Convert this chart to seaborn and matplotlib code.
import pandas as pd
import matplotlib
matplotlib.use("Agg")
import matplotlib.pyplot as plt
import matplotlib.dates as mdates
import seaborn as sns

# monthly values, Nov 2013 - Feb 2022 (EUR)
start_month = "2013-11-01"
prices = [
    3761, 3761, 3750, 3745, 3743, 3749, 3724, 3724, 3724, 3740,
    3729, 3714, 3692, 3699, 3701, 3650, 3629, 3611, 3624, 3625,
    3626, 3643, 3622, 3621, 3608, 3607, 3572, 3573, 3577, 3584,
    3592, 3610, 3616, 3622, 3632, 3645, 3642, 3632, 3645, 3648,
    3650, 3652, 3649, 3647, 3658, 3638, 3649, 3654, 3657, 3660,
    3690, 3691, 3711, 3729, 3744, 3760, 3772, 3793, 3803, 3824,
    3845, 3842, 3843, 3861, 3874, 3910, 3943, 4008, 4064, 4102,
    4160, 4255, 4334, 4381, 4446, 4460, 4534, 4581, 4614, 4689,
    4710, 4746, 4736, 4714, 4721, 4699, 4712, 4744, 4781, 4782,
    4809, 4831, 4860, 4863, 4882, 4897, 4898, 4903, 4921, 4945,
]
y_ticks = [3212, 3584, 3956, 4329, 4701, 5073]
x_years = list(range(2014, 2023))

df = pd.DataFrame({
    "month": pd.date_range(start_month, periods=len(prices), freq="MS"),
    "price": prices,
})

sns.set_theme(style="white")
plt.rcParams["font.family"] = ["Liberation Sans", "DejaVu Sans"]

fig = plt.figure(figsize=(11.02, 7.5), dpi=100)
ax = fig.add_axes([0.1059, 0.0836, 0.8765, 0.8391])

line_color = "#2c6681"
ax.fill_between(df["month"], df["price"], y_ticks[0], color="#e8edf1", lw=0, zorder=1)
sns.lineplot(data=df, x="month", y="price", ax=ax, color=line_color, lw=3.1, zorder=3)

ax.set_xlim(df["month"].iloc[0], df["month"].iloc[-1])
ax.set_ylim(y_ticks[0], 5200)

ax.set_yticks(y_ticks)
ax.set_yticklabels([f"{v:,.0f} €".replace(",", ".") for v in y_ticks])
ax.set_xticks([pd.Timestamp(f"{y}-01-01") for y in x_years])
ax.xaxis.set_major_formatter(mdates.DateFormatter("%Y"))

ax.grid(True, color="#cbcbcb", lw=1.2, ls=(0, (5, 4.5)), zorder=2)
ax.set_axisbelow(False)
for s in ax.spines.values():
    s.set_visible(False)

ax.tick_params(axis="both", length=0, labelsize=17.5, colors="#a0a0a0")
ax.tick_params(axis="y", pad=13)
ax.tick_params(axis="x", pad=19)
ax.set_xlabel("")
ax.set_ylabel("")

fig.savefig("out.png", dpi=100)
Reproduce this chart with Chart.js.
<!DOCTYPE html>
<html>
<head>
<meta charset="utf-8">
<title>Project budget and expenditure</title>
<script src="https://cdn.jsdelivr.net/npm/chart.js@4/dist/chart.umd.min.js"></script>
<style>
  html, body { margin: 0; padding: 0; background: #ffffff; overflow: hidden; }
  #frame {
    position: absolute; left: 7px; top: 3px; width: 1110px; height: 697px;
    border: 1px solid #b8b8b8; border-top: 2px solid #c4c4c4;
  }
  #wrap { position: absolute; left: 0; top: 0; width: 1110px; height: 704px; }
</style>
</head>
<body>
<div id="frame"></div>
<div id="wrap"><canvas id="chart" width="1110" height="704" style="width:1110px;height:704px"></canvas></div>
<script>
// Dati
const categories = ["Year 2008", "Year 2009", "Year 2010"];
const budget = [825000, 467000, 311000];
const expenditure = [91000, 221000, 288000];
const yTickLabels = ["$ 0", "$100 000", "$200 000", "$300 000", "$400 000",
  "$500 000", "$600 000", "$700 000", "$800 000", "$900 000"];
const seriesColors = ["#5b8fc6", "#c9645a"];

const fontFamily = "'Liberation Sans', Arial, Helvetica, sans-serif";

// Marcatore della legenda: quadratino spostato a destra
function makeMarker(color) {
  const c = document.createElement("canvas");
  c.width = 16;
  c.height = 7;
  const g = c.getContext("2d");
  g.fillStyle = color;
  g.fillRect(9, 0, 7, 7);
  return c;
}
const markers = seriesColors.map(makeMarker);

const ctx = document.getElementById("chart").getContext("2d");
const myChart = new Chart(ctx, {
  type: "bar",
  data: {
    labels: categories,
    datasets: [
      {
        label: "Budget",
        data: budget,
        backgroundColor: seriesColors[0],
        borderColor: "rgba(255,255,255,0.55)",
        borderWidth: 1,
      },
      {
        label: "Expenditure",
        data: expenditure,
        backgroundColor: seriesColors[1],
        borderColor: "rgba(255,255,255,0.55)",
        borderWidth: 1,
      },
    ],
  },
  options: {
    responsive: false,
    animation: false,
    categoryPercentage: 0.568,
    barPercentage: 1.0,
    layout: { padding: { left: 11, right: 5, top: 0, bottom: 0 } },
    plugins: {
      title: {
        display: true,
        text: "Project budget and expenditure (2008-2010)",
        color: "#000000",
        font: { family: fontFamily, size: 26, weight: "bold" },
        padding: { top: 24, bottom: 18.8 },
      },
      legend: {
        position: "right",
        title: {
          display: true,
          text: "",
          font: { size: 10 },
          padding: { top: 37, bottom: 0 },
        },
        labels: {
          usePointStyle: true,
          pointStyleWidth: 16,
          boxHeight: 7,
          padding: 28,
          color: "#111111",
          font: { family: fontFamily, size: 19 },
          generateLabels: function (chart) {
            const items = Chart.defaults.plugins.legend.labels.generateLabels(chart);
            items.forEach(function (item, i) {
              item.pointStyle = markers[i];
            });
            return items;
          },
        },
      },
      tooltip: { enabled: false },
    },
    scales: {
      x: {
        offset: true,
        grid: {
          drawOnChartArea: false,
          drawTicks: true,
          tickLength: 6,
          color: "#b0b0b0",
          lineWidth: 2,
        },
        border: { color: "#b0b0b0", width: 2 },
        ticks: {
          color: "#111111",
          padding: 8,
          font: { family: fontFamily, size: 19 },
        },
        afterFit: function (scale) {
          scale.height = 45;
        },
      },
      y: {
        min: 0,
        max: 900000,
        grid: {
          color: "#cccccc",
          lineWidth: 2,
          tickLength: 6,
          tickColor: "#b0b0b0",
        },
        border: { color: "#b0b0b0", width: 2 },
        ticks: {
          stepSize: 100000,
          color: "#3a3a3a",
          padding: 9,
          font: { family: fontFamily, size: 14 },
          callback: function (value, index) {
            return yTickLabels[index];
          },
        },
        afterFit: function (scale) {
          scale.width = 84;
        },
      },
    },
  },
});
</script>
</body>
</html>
****************************************
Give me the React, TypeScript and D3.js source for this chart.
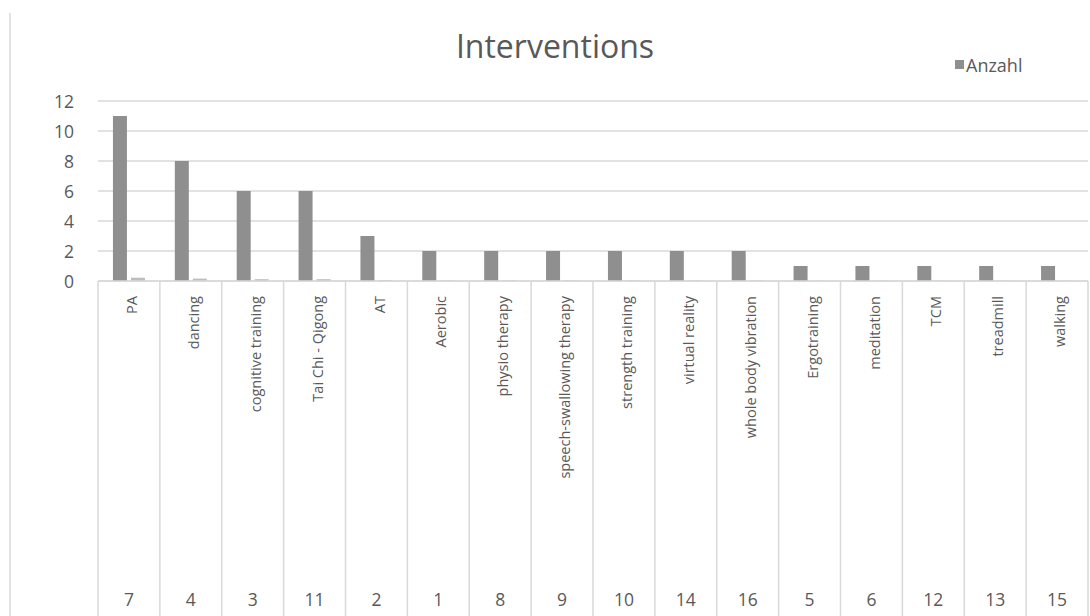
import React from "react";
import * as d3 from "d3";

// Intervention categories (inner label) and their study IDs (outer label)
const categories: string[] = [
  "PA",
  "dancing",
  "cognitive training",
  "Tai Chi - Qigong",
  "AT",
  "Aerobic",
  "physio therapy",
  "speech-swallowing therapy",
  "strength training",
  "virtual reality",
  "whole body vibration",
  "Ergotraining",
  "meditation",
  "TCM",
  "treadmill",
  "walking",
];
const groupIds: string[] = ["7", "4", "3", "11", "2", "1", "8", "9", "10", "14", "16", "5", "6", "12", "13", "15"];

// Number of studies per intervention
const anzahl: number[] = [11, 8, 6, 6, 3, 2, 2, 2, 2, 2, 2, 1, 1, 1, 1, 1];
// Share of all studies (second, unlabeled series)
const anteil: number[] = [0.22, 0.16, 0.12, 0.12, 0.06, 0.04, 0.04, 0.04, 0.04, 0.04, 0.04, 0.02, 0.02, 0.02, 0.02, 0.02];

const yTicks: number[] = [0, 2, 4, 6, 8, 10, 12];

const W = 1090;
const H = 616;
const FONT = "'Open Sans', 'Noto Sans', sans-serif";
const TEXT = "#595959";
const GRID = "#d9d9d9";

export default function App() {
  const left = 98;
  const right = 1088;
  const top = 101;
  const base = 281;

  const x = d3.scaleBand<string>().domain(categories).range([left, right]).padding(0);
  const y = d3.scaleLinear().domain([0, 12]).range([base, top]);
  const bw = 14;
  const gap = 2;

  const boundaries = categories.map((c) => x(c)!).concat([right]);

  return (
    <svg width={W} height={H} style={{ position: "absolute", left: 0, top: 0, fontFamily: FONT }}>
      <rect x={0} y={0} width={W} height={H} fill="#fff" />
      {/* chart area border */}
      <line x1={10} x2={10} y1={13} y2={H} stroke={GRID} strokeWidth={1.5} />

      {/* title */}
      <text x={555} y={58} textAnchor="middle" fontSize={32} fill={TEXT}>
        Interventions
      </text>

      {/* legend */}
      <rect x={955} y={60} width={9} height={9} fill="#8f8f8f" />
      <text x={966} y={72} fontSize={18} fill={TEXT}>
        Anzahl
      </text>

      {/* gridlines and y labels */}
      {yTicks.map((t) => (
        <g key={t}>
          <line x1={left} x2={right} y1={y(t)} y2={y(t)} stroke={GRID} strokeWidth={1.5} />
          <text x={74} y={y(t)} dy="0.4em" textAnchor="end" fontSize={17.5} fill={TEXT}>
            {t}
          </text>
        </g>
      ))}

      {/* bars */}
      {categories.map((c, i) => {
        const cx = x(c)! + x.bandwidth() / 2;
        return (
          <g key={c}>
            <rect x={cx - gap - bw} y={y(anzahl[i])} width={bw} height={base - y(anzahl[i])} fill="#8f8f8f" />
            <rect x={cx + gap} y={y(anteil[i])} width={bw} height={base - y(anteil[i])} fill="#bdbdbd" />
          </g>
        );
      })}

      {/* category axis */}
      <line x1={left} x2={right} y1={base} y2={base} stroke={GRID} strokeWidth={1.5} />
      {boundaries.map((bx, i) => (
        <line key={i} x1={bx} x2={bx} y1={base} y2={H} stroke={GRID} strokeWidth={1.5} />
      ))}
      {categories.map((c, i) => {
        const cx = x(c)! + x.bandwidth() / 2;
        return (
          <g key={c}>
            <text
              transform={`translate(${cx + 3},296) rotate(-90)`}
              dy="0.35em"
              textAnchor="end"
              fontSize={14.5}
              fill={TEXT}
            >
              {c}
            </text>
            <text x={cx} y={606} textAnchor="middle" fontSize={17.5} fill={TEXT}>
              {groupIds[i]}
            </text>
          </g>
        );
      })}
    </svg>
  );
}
****************************************
Task details: From the records above, copy out the line with "Convert this chart", the line with "import seaborn as sns", and every line between them, word for word.

Exercise result:
Convert this chart to seaborn and matplotlib code.
import pandas as pd
import matplotlib
matplotlib.use("Agg")
import matplotlib.pyplot as plt
import matplotlib.dates as mdates
import seaborn as sns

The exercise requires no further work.